Alberta royalty review an opportunity to re-establish competitiveness, CAPP says

August 31, 2015

CALGARY, Alberta -- The Alberta royalty review panel should propose new rules by the end of this year to help restore investor confidence, and should consider how to make the province more attractive and competitive for the oil and natural gas investment that generates jobs and government revenues, the Canadian Association of Petroleum Producers (CAPP) said Monday.

“Many Albertans are feeling the severe impact of low oil and natural gas prices that have resulted in one of the most dramatic economic downturns in a generation,” said CAPP president and CEO Tim McMillan. “That’s why the royalty review should focus on how to re-establish Alberta as a province that is competitive with other jurisdictions. The more competitive we are, the more we can protect and grow jobs, investment and government revenues in Alberta.”

The royalty structure is an important part of Alberta’s competitiveness. An appropriate royalty structure helps attract investment, creates jobs, generates government revenue and builds communities. Alberta’s current royalty structure, put in place five years ago, has helped achieve these goals by being responsive to the ups and downs in the industry.
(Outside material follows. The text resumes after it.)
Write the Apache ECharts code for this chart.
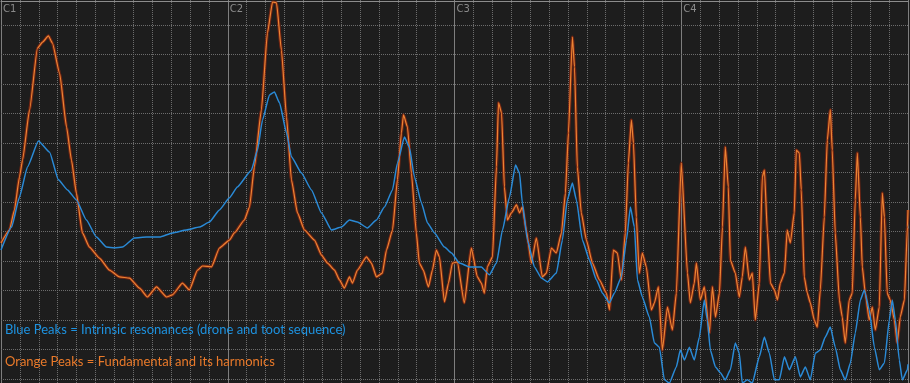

“While our industry did not ask for a review, now that we have one we believe it should be completed in a timely manner,” McMillan said. “A timely, open and transparent review of how to make Alberta more competitive could help to reduce market uncertainty and allow oil and natural gas companies to plan for the future. It’s important the Alberta government gets this right.” 

CAPP proposes the government should:

  1. Pursue policies that make Alberta competitive to attract and retain capital investment;
  2. Support development of more ways to transport oil and natural gas to customers in existing and world markets, and to access world prices; and
  3. Encourage investment in the development of high-efficiency, innovative technology.

Under current global economic conditions, oil and natural gas capital investment is down significantly, and cash flow that drives investment is at lows not seen since the late 1990s. Alberta’s share of North American capital investment has eroded steadily since 2000, dropping from about 35% to nearly 15% today.

“Raising royalties would add even more costs at a time when new government policies are already reducing the competitiveness of the oil and natural gas industry—Alberta’s No. 1 economic driver and job creator,” McMillan said. “That is why royalties should not be considered in isolation. A thorough review seeking a balanced outcome should examine all factors impacting our industry, including the cumulative costs of government policies and market access.”